GIVEN TASK:
Copy exactly, and only, the lines below from the first through the one containing "blk_err_lo = [6.8e-11, 1.95e-11]", both included; pictures are omitted.

DATA SECTION:
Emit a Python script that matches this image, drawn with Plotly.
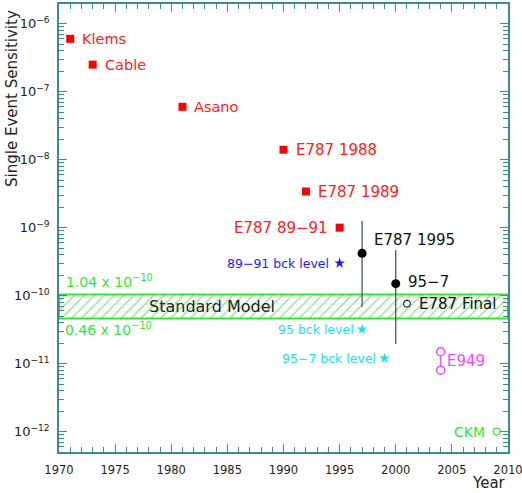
import plotly.graph_objects as go
import numpy as np

# ---------------- data ----------------
red_names = ["Klems", "Cable", "Asano", "E787 1988", "E787 1989", "E787 89\u221291"]
red_years = [1971, 1973, 1981, 1990, 1992, 1995]
red_sens = [6.0e-7, 2.5e-7, 6.0e-8, 1.4e-8, 3.4e-9, 1.0e-9]

blk_names = ["E787 1995", "95\u22127"]
blk_years = [1997, 2000]
blk_sens = [4.2e-10, 1.5e-10]
blk_err_hi = [1.25e-9, 4.7e-10]
blk_err_lo = [6.8e-11, 1.95e-11]

final_name = "E787 Final"
final_year = 2001
final_sens = 7.6e-11

bck_names = ["89\u221291 bck level", "95 bck level", "95\u22127 bck level"]
bck_years = [1995, 1997, 1999]
bck_sens = [3.0e-10, 3.2e-11, 1.2e-11]
bck_colors = ["#1a1aff", "#22e0f0", "#22e0f0"]

e949_year = 2004
e949_range = [1.5e-11, 8.0e-12]

ckm_year = 2009
ckm_sens = 1.0e-12

sm_hi = 1.04e-10
sm_lo = 0.46e-10

x_ticks = [1970, 1975, 1980, 1985, 1990, 1995, 2000, 2005, 2010]
y_exps = [-12, -11, -10, -9, -8, -7, -6]

# ---------------- figure ----------------
AX = "#3c8c8c"
GREEN = "#33e633"
FONT = "DejaVu Sans"

fig = go.Figure()

# Standard model band (hatched)
fig.add_trace(go.Scatter(
    x=[x_ticks[0], x_ticks[-1], x_ticks[-1], x_ticks[0], x_ticks[0]],
    y=[sm_hi, sm_hi, sm_lo, sm_lo, sm_hi],
    mode="lines", fill="toself",
    line=dict(color=GREEN, width=2),
    fillcolor="rgba(0,0,0,0)",
    fillpattern=dict(shape="/", fgcolor="#22cc22", bgcolor="white", size=7, solidity=0.2),
    hoverinfo="skip", showlegend=False,
))

# red squares
fig.add_trace(go.Scatter(
    x=red_years, y=red_sens, mode="markers",
    marker=dict(symbol="square", size=8, color="#ff0000"),
    showlegend=False,
))

# black points with error bars
fig.add_trace(go.Scatter(
    x=blk_years, y=blk_sens, mode="markers",
    marker=dict(symbol="circle", size=9, color="black"),
    error_y=dict(type="data", symmetric=False,
                 array=[h - v for h, v in zip(blk_err_hi, blk_sens)],
                 arrayminus=[v - l for l, v in zip(blk_err_lo, blk_sens)],
                 width=0, thickness=1.2, color="#2f4f4f"),
    showlegend=False,
))

# E787 final
fig.add_trace(go.Scatter(
    x=[final_year], y=[final_sens], mode="markers",
    marker=dict(symbol="circle-open", size=7, color="black", line=dict(width=1)),
    showlegend=False,
))

# background level stars
fig.add_trace(go.Scatter(
    x=bck_years, y=bck_sens, mode="markers",
    marker=dict(symbol="star", size=8, color=bck_colors),
    showlegend=False,
))

# E949 range
fig.add_trace(go.Scatter(
    x=[e949_year, e949_year], y=e949_range, mode="lines+markers",
    line=dict(color="#ff44ff", width=1.2),
    marker=dict(symbol="circle", size=8, color="white", line=dict(color="#ff44ff", width=1.5)),
    showlegend=False,
))

# CKM
fig.add_trace(go.Scatter(
    x=[ckm_year], y=[ckm_sens], mode="markers",
    marker=dict(symbol="circle-open", size=7, color=GREEN, line=dict(width=1.2)),
    showlegend=False,
))

ann = []
def lab(x, y, text, color, size, xanchor, xshift=0, yshift=0):
    ann.append(dict(x=x, y=np.log10(y), xref="x", yref="y", text=text,
                    showarrow=False, xanchor=xanchor, yanchor="middle",
                    xshift=xshift, yshift=yshift,
                    font=dict(family=FONT, size=size, color=color)))

for i, (n, xv, yv) in enumerate(zip(red_names, red_years, red_sens)):
    if i == len(red_names) - 1:
        lab(xv, yv, n, "#ff2020", 15, "right", xshift=-10)
    else:
        lab(xv, yv, n, "#ff2020", 15 if i > 2 else 14.5, "left", xshift=10)

lab(blk_years[0], blk_sens[0], blk_names[0], "#111111", 15, "left", xshift=10, yshift=13)
lab(blk_years[1], blk_sens[1], blk_names[1], "#111111", 15, "left", xshift=10, yshift=2)
lab(final_year, final_sens, final_name, "#111111", 15, "left", xshift=10)

lab(bck_years[0], bck_sens[0], bck_names[0], bck_colors[0], 12.5, "right", xshift=-9)
lab(bck_years[1], bck_sens[1], bck_names[1], bck_colors[1], 12.5, "right", xshift=-6)
lab(bck_years[2], bck_sens[2], bck_names[2], bck_colors[2], 12.5, "right", xshift=-7)

ann.append(dict(x=e949_year, y=(np.log10(e949_range[0]) + np.log10(e949_range[1])) / 2,
                xref="x", yref="y", text="E949", showarrow=False, xanchor="left",
                yanchor="middle", xshift=4,
                font=dict(family=FONT, size=15, color="#ff44ff")))
lab(ckm_year, ckm_sens, "CKM", GREEN, 14, "right", xshift=-10)

lab(1970, sm_hi, "1.04 x 10<sup>\u221210</sup>", GREEN, 14, "left", xshift=5, yshift=13)
lab(1970, sm_lo, "0.46 x 10<sup>\u221210</sup>", GREEN, 14, "left", xshift=4, yshift=-10)
ann.append(dict(x=1983.6, y=(np.log10(sm_hi) + np.log10(sm_lo)) / 2, xref="x", yref="y",
                text="Standard Model", showarrow=False, xanchor="center", yanchor="middle",
                font=dict(family=FONT, size=16, color="#222222")))

ann.append(dict(x=-0.105, y=0.79, xref="paper", yref="paper", text="Single Event Sensitivity",
                textangle=-90, showarrow=False, xanchor="center", yanchor="middle",
                font=dict(family=FONT, size=15, color="#222222")))
ann.append(dict(x=1.0, y=-0.07, xref="paper", yref="paper", text="Year",
                showarrow=False, xanchor="right", yanchor="middle",
                font=dict(family=FONT, size=15, color="#222222")))

minor_y = [m * 10.0 ** e for e in range(-13, -5) for m in range(2, 10)]

fig.update_layout(
    width=522, height=493,
    margin=dict(l=59, r=14, t=4, b=41, autoexpand=False),
    paper_bgcolor="white", plot_bgcolor="white",
    annotations=ann,
    xaxis=dict(range=[1970, 2010], tickmode="array", tickvals=x_ticks,
               ticks="inside", ticklen=8, tickcolor=AX, tickwidth=1,
               showline=True, linecolor=AX, linewidth=1.5, mirror="ticks",
               showgrid=False, zeroline=False, automargin=False,
               ticklabeloverflow="allow",
               minor=dict(dtick=1, ticks="inside", ticklen=5, tickcolor=AX, showgrid=False),
               tickfont=dict(family=FONT, size=11.5, color="#222222"),
               ticklabelstandoff=6),
    yaxis=dict(type="log", range=[-12.3, -5.71], tickmode="array",
               tickvals=[10.0 ** e for e in y_exps],
               ticktext=["10<sup>\u2212%d</sup>" % (-e) for e in y_exps],
               ticks="inside", ticklen=8, tickcolor=AX, tickwidth=1,
               showline=True, linecolor=AX, linewidth=1.5, mirror="ticks",
               showgrid=False, zeroline=False, automargin=False,
               minor=dict(tickmode="array", tickvals=minor_y, ticks="inside",
                          ticklen=5, tickcolor=AX, showgrid=False),
               tickfont=dict(family=FONT, size=13, color="#222222"),
               ticklabelstandoff=5),
)

fig.write_html("out.html", config={"displayModeBar": False},
               post_script="document.body.style.margin='0';")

OUTPUT OF THE EXERCISE:
Emit a Python script that matches this image, drawn with Plotly.
import plotly.graph_objects as go
import numpy as np

# ---------------- data ----------------
red_names = ["Klems", "Cable", "Asano", "E787 1988", "E787 1989", "E787 89\u221291"]
red_years = [1971, 1973, 1981, 1990, 1992, 1995]
red_sens = [6.0e-7, 2.5e-7, 6.0e-8, 1.4e-8, 3.4e-9, 1.0e-9]

blk_names = ["E787 1995", "95\u22127"]
blk_years = [1997, 2000]
blk_sens = [4.2e-10, 1.5e-10]
blk_err_hi = [1.25e-9, 4.7e-10]
blk_err_lo = [6.8e-11, 1.95e-11]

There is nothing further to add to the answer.